Using Analytics, Call Accounting and Data Mining to Match a Contact Center's Assets to Its Customers' Needs
January 25, 2016
By Tracey E. Schelmetic
TMCnet Contributor
Even back in the days when call centers handled only calls, they didn’t have it easy. It was always difficult to determine how many agents were required on the phone to meet predicted volume. High turnover often meant making do with lightly trained agents, and customers have always been prone to becoming ornery. Balancing the call volume over available telephony resources, and keeping track of those resources, was an extra tricky task. Today, of course, the complexity and the challenges are much greater. Call accounting, once a vital way to help keep track of how a company’s telecommunications assets are being used, is a much more complex subject than it once was, and it’s not only about calls.
Most contact centers today are engaged in building up additional channels of access for their customers, including Web chat, social media, mobile apps and even video. Getting the channels in place is the first step, and the next step is the optimized routing of all interactions. Since no one can juggle all those balls mentally, or even on a spreadsheet, technology has been stepped up to better manage and balance customer contact volumes, to track and analyze it, and to make the customer journey (as well as the agent journey!) more intuitive and responsive so that customers become loyal to the company’s brand and spread their positive experiences to friends, family and colleagues.
To succeed at these endeavors, companies must understand how to match their assets – available agents to handle certain types of media – to customer needs. This is a huge challenge, according to ISI (News - Alert) Telemanagement Inc.’s Darlene Jackson in a recent blog post.
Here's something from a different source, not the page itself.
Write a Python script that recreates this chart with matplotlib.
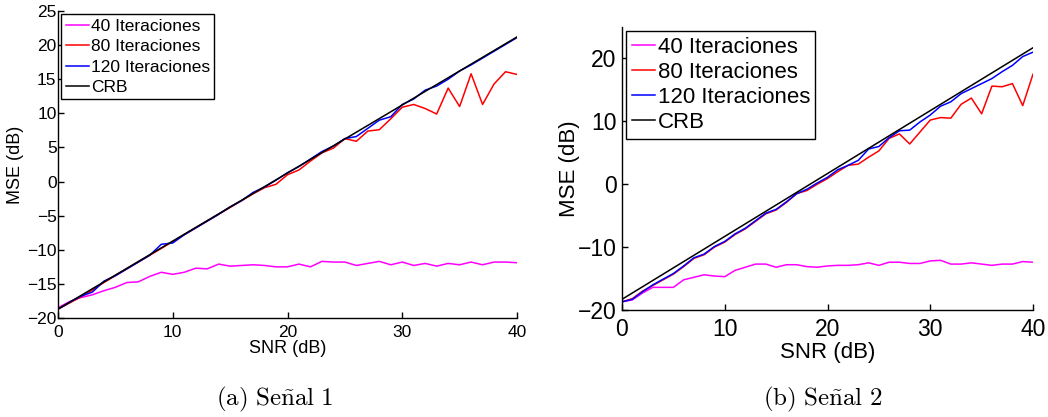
import matplotlib
matplotlib.use("Agg")
import matplotlib.pyplot as plt

plt.rcParams['font.family'] = ['Liberation Sans', 'DejaVu Sans']
plt.rcParams['mathtext.fontset'] = 'cm'

snr = list(range(0, 41))

# ---- Panel (a) Señal 1 ----
a_it40 = [-18.5, -17.6, -17.0, -16.6, -16.0, -15.5, -14.8, -14.7, -13.9, -13.3,
          -13.6, -13.3, -12.7, -12.8, -12.1, -12.4, -12.3, -12.2, -12.3, -12.5,
          -12.5, -12.1, -12.5, -11.7, -11.8, -11.8, -12.3, -12.0, -11.7, -12.2,
          -11.8, -12.3, -12.0, -12.4, -12.0, -12.2, -11.8, -12.2, -11.8, -11.8,
          -11.9]
a_it80 = [-18.7, -17.8, -16.9, -15.9, -14.8, -13.8, -12.8, -11.8, -10.8, -9.8,
          -8.8, -7.8, -6.8, -5.8, -4.8, -3.8, -2.8, -1.8, -0.9, -0.4,
          1.0, 1.7, 3.0, 4.2, 4.9, 6.3, 5.9, 7.4, 7.6, 9.2,
          10.9, 11.3, 10.7, 9.9, 13.7, 11.0, 15.8, 11.3, 14.3, 16.1,
          15.7]
a_it120 = [-18.7, -17.7, -16.8, -16.2, -14.6, -13.8, -12.8, -11.8, -10.8, -9.2,
           -9.0, -7.8, -6.8, -5.8, -4.8, -3.7, -2.8, -1.6, -0.8, 0.2,
           1.3, 2.2, 3.3, 4.4, 5.2, 6.3, 6.6, 7.8, 9.0, 9.5,
           11.3, 12.1, 13.4, 14.0, 15.0, 16.2, 17.1, 18.1, 19.1, 20.1,
           21.1]
a_crb_snr = [0, 40]
a_crb = [-18.7, 21.2]

# ---- Panel (b) Señal 2 ----
b_it40 = [-18.7, -18.4, -17.3, -16.4, -16.4, -16.4, -15.2, -14.8, -14.4, -14.6,
          -14.7, -13.7, -13.2, -12.7, -12.7, -13.2, -12.8, -12.8, -13.1, -13.2,
          -13.0, -12.9, -12.9, -12.8, -12.5, -12.9, -12.4, -12.4, -12.6, -12.6,
          -12.2, -12.1, -12.7, -12.7, -12.5, -12.7, -12.9, -12.7, -12.7, -12.3,
          -12.4]
b_it80 = [-18.7, -18.2, -17.0, -16.1, -15.2, -14.3, -13.1, -11.8, -11.2, -10.0,
          -9.2, -8.0, -7.1, -5.9, -4.7, -4.1, -2.9, -1.5, -1.0, 0.0,
          0.9, 2.0, 3.0, 3.2, 4.3, 5.3, 7.3, 8.0, 6.4, 8.3,
          10.2, 10.6, 10.5, 12.7, 13.7, 11.2, 15.6, 15.5, 16.0, 12.5,
          17.5]
b_it120 = [-18.7, -18.3, -17.1, -16.0, -15.1, -14.2, -13.0, -11.7, -11.1, -9.9,
           -9.1, -7.9, -7.0, -5.8, -4.6, -4.0, -2.8, -1.5, -0.8, 0.2,
           1.1, 2.3, 3.0, 3.8, 5.6, 6.0, 7.4, 8.5, 8.6, 9.9,
           11.0, 12.4, 13.1, 14.4, 15.2, 16.0, 16.8, 17.9, 18.9, 20.3,
           21.0]
b_crb_snr = [0, 40]
b_crb = [-18.3, 21.7]

labels = ['40 Iteraciones', '80 Iteraciones', '120 Iteraciones', 'CRB']
colors = ['#ff00ff', '#ff0000', '#0000ff', '#000000']

fig = plt.figure(figsize=(10.48, 4.17), dpi=100)
W, H = 1048, 417

def add_ax(l, r, t, b):
    return fig.add_axes([l / W, (H - b) / H, (r - l) / W, (b - t) / H])

axa = add_ax(58, 517, 11, 318)
axb = add_ax(622, 1033, 27, 310)

def draw(ax, it40, it80, it120, crbx, crb, yt, tfs, lfs, xlfs, ylfs, xlpad,
         lspace, hlen, ylpad, xpad, ypad):
    ax.plot(snr, it40, color=colors[0], lw=1.1, label=labels[0])
    ax.plot(snr, it80, color=colors[1], lw=1.1, label=labels[1])
    ax.plot(snr, it120, color=colors[2], lw=1.1, label=labels[2])
    ax.plot(crbx, crb, color=colors[3], lw=1.1, label=labels[3])
    ax.set_xlim(0, 40)
    ax.set_ylim(-20, 25)
    ax.set_xticks([0, 10, 20, 30, 40])
    ax.set_yticks(yt)
    for s in ['top', 'right']:
        ax.spines[s].set_visible(False)
    for s in ['left', 'bottom']:
        ax.spines[s].set_linewidth(1.0)
    ax.tick_params(direction='in', length=4, width=1.0, labelsize=tfs)
    ax.tick_params(axis='y', pad=ypad)
    ax.tick_params(axis='x', pad=xpad)
    ax.set_xlabel('SNR (dB)', fontsize=xlfs, labelpad=xlpad)
    ax.set_ylabel('MSE (dB)', fontsize=ylfs, labelpad=ylpad)
    leg = ax.legend(loc='upper left', fontsize=lfs, frameon=True, fancybox=False,
                    edgecolor='black', framealpha=1, borderpad=0.25,
                    labelspacing=lspace, handlelength=hlen, handletextpad=0.1,
                    borderaxespad=0.2)
    leg.get_frame().set_linewidth(1.0)

draw(axa, a_it40, a_it80, a_it120, a_crb_snr, a_crb,
     [-20, -15, -10, -5, 0, 5, 10, 15, 20, 25], 12.5, 12.5, 13, 13, 0,
     0.3, 1.35, 2, 5, 1)
draw(axb, b_it40, b_it80, b_it120, b_crb_snr, b_crb,
     [-20, -10, 0, 10, 20], 16.5, 16, 16, 16, 0.5, 0.18, 1.05, -2, 6, 4)

fig.text(275 / W, 1 - 399 / H, r'$\mathrm{(a)\ Se\tilde{n}al\ 1}$',
         ha='center', va='center', fontsize=18)
fig.text(823 / W, 1 - 399 / H, r'$\mathrm{(b)\ Se\tilde{n}al\ 2}$',
         ha='center', va='center', fontsize=18)

fig.savefig('out.png', dpi=100)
Analytics is the technology that will help contact centers achieve this feat.
“Call center analytics provide insights to call drivers that will assist in formalizing your strategy for the most optimized routing you can provide,” wrote Jackson. “Using interaction analytics such as voice traffic analysis, for example, you can discern when your contact center has the highest call volumes. If, during those times, your tech support center is subject to longer hold or handle times, your call center strategy might be to add Web chat. In this example, web chat would allow your customers to access tech support directly from numerous devices, and agents could potentially service several inbound requests at once.”
Essentially, good analytics can help you understand what your customers need, and allow you to adjust your existing technology (or add new technology) in order to modernize your customer support offerings. Part of this strategy, however, means learning as much about your customers and their needs as you can. Most companies assume they know what their customers want, but they’re surprised when they actually use analytics to attain this information. (After all, not all customers know what they really want, either!) Jackson recommends using data mining.
“While there are no cookie cutter solutions, data mining is one way to get the most information on your customers that you can,” she wrote. “Information on the ways they deal with you as well as your competitors, pulled from social media, surveys, comment and suggestion tracking, or other customer service channels, will be useful in choosing the best contact channel(s) for your customers. Once you have a grasp on your customers’ preferred interaction methods, you can provide them with the optimized point of contact.”
Knowing your customers and your contact center capabilities is the message here. But “knowing” takes a bit of effort, and really understanding is likely to take technology in the form of analytics and data mining. If you can’t understand how best to use your own assets, you’ll never be able to meet customer needs.